In spite of severe budget cutbacks, we still have a huge deficit because the savings we made are being eaten up by the increased interest payments on our bailout money from the EU and the IMF and on other debt we have. 

When you look objectively at this situation -- which is what the markets are doing -- it's pretty clear that we are in an unsustainable position.  That's why the interest on Irish debt being traded at the end of last week was over 10%.

The fact is that our debt burden and the interest payments on it are so huge that there is nothing left to revive the economy, and we are trapped in a downward spiral at the bottom of which is likely to be a staged sovereign default by Ireland over 2013 or 2014.  It's hard to see it going on any longer than that. 

Nor is it likely that the new government will last any longer than that, despite their huge majority at present.   Labor won't be able to take the pain and will peel off.  And after that it will be chaos.

The only alternative to this scenario is burden sharing, an acceptance by senior bondholders and by the German and French banks who poured money in here during the boom that they must take a heavy hit on the billions we owe them. 

And the EU and the IMF need to stop parroting drivel about having faith in the Irish economy to bear the heavy costs of the bailout.   We can't and we won't.  It's that simple. 

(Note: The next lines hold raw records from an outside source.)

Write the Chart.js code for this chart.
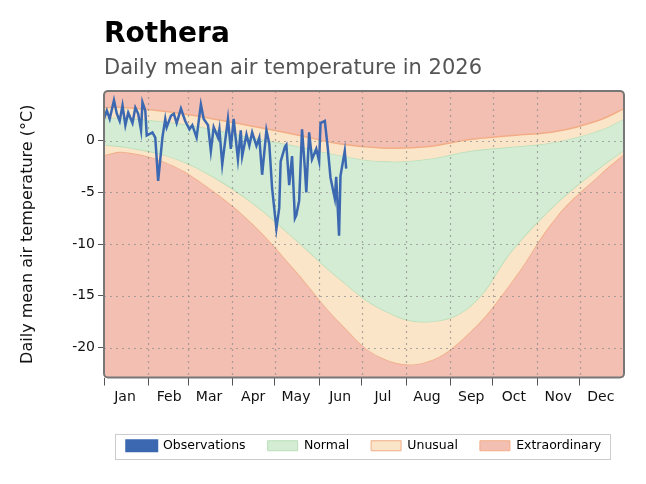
<!DOCTYPE html>
<html><head><meta charset="utf-8">
<script src="https://cdn.jsdelivr.net/npm/chart.js@4"></script>
<style>html,body{margin:0;padding:0;background:#fff}#w{width:646px;height:484px}</style>
</head><body><div id="w"><canvas id="c"></canvas></div>
<script>
const months = ['Jan','Feb','Mar','Apr','May','Jun','Jul','Aug','Sep','Oct','Nov','Dec'];
const monthStarts = [1,32,60,91,121,152,182,213,244,274,305,335];
const yTicks = [0,-5,-10,-15,-20];
const bandDays = [1,15,46,74,105,135,166,196,227,258,288,319,349,366];
const upperUnusual = [3.2,3.2,2.8,2.2,1.4,0.6,-0.3,-0.7,-0.6,0.1,0.5,0.9,2.0,3.1];
const upperNormal = [2.2,2.2,1.8,1.2,0.3,-0.5,-1.4,-2.0,-1.8,-1.0,-0.6,-0.1,1.0,2.1];
const lowerNormal = [-0.4,-0.6,-1.5,-3.2,-6.0,-9.5,-13.3,-16.3,-17.5,-16.0,-10.5,-6.0,-2.6,-0.9];
const lowerUnusual = [-1.4,-1.1,-2.2,-4.5,-8.0,-12.5,-17.5,-21.0,-21.4,-18.5,-13.5,-7.3,-3.3,-1.3];
const obsDays = [1,3,5,8,10,12,14,16,18,21,23,25,27,28,30,31,35,37,39,42,44,45,48,50,52,55,58,61,63,66,69,71,74,76,78,81,82,84,88,90,92,95,97,98,101,103,105,108,110,112,115,117,119,122,124,125,128,129,131,133,135,136,138,140,142,143,145,147,150,152,153,156,158,160,163,164,166,167,170,171];
const obsVals = [2.1,2.9,2.1,3.9,2.6,1.9,3.4,1.5,2.7,1.7,3.2,2.6,1.0,3.7,2.9,0.5,0.8,0.3,-3.9,0.3,2.1,1.3,2.4,2.6,1.7,3.1,1.9,1.1,1.5,0.3,3.5,2.1,1.5,-1.0,1.3,0.3,1.1,-2.3,2.1,-0.8,2.1,-1.8,1.0,-1.5,0.6,-0.5,0.8,-0.5,0.3,-3.3,1.0,-0.3,-4.6,-8.5,-6.5,-2.0,-0.6,-0.4,-4.3,-1.5,-7.5,-7.2,-5.8,1.1,-2.7,-5.0,0.8,-1.8,-0.8,-2.0,1.7,1.9,-0.6,-3.6,-5.6,-3.5,-9.2,-3.4,-1.0,-2.7];

const pts = (d,v)=>d.map((x,i)=>({x,y:v[i]}));
const band = {pointRadius:0,tension:0.4,borderWidth:1.5};
const bgPlugin = {id:'bg',
  afterLayout(ch){const L=ch.legend;const a=ch.chartArea;const dx=(a.left+a.right)/2-(L.left+L.right)/2;L.left+=dx;L.right+=dx;},
  beforeDatasetsDraw(ch){const a=ch.chartArea,c=ch.ctx;c.save();c.fillStyle='#f3bfb3';c.fillRect(a.left,a.top,a.right-a.left,a.bottom-a.top);c.restore();},
  beforeDatasetDraw(ch,args){if(args.index!==0)return;const a=ch.chartArea,c=ch.ctx;c.save();
    c.strokeStyle='rgba(140,140,140,0.7)';c.lineWidth=1.2;c.setLineDash([2,4]);
    monthStarts.slice(1).forEach(d=>{const x=Math.round(ch.scales.x.getPixelForValue(d))+0.5;c.beginPath();c.moveTo(x,a.top);c.lineTo(x,a.bottom);c.stroke();});
    yTicks.forEach(v=>{const y=Math.round(ch.scales.y.getPixelForValue(v))+0.5;c.beginPath();c.moveTo(a.left,y);c.lineTo(a.right,y);c.stroke();});
    c.restore();},
  afterDraw(ch){const a=ch.chartArea,c=ch.ctx;c.save();
    c.strokeStyle='#777';c.lineWidth=2;c.beginPath();c.roundRect(a.left,a.top,a.right-a.left,a.bottom-a.top,4);c.stroke();
    c.fillStyle='#000';c.font='bold 28px "DejaVu Sans"';c.textBaseline='alphabetic';c.fillText('Rothera',a.left,42);
    c.fillStyle='#555';c.font='21px "DejaVu Sans"';c.fillText('Daily mean air temperature in 2026',a.left,74);
    const L=ch.legend,h=L.legendHitBoxes;
    if(h&&h.length){const x0=h[0].left-12,x1=h[h.length-1].left+h[h.length-1].width+8,y0=h[0].top-6,y1=h[0].top+h[0].height+6;
      c.strokeStyle='#ccc';c.lineWidth=1;c.strokeRect(Math.round(x0)+0.5,Math.round(y0)+0.5,Math.round(x1-x0),Math.round(y1-y0));}
    c.restore();}
};
new Chart(document.getElementById('c'),{
  type:'line',
  data:{datasets:[
    {label:'Observations',data:pts(obsDays,obsVals),borderColor:'#3b68b0',backgroundColor:'#3b68b0',borderWidth:2.5,pointRadius:0,tension:0,order:0,fill:false},
    {label:'lu',data:pts(bandDays,lowerUnusual),borderColor:'#f2ad86',fill:false,order:4,...band},
    {label:'Unusual',data:pts(bandDays,lowerNormal),borderColor:'#b9dfb9',backgroundColor:'#fbe5c8',fill:'-1',order:3,...band},
    {label:'Normal',data:pts(bandDays,upperNormal),borderColor:'#b9dfb9',backgroundColor:'#d3ecd3',fill:'-1',order:2,...band},
    {label:'uu',data:pts(bandDays,upperUnusual),borderColor:'#f2ad86',backgroundColor:'#fbe5c8',fill:'-1',order:1,...band}
  ]},
  options:{animation:false,responsive:true,maintainAspectRatio:false,devicePixelRatio:1,
    layout:{padding:{top:91,right:22,left:14,bottom:22}},
    plugins:{tooltip:{enabled:false},
      legend:{position:'bottom',
        labels:{font:{size:12.5,family:'DejaVu Sans'},color:'#222',boxWidth:30,boxHeight:10,padding:22,
          generateLabels(ch){return [
            {text:'Observations',fillStyle:'#3b68b0',strokeStyle:'#3b68b0',lineWidth:3,pointStyle:'line',datasetIndex:0},
            {text:'Normal',fillStyle:'#d3ecd3',strokeStyle:'#b9dfb9',lineWidth:1,datasetIndex:3},
            {text:'Unusual',fillStyle:'#fbe5c8',strokeStyle:'#f2ad86',lineWidth:1,datasetIndex:2},
            {text:'Extraordinary',fillStyle:'#f3bfb3',strokeStyle:'#f2ad86',lineWidth:1,datasetIndex:1}];}
        },onClick(){}}
    },
    scales:{
      x:{type:'linear',min:1,max:366,
        afterBuildTicks(s){s.ticks=monthStarts.map(v=>({value:v}));},
        afterFit(s){s.height=40;},
        ticks:{autoSkip:false,maxRotation:0,labelOffset:21,font:{size:14,family:'DejaVu Sans'},color:'#111',
          callback:(v,i)=>months[i]},
        grid:{drawOnChartArea:false,tickColor:'#555',tickLength:8},
        border:{display:false}},
      y:{min:-22.9,max:4.8,
        afterBuildTicks(s){s.ticks=yTicks.map(v=>({value:v}));},
        afterFit(s){s.width=90;},
        ticks:{font:{size:14,family:'DejaVu Sans'},color:'#111'},
        title:{display:true,text:'Daily mean air temperature (°C)',font:{size:16,family:'DejaVu Sans'},color:'#111'},
        grid:{drawOnChartArea:false,tickColor:'#555',tickLength:6},
        border:{display:false}}
    }
  },
  plugins:[bgPlugin]
});
</script></body></html>
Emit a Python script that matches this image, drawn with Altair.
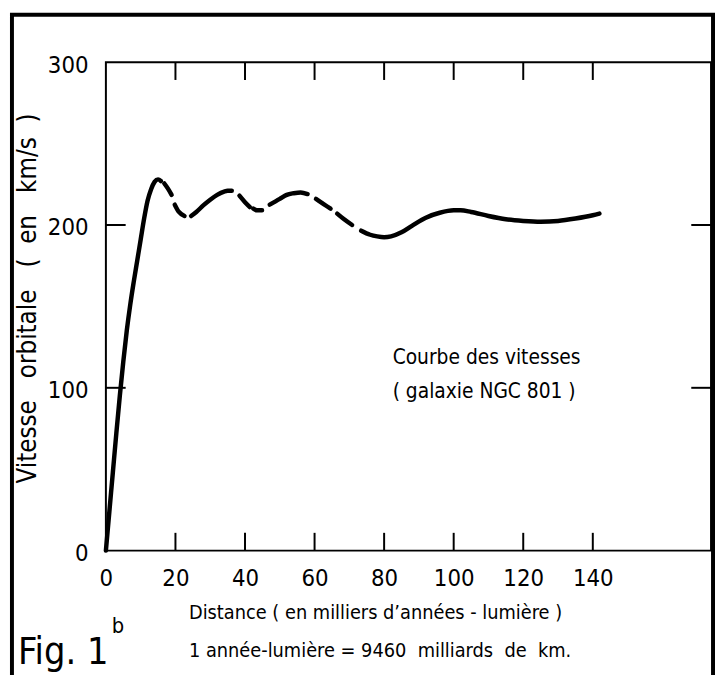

At the same time, the government here must take drastic action on spending cuts to reduce the budget deficit.  All that has happened so far is pussy-footing around that barely scratches the surface of the problem. 

The way we are going now, we are still spending over a third more than we raise in taxes, partly due to the increased interest burden.   Given the catastrophic situation we face that has to stop, and there is no time to do it gradually.  

If we make those extreme cuts in state spending quickly and also force through burden sharing, we have a chance.  If not, we are going to slide into default.  

Those of you who got out of here in the last five, 10 or 20 years because you could not find anything at home can stop feeling sorry for yourselves.  Instead you can start feeling sorry for those of us left behind.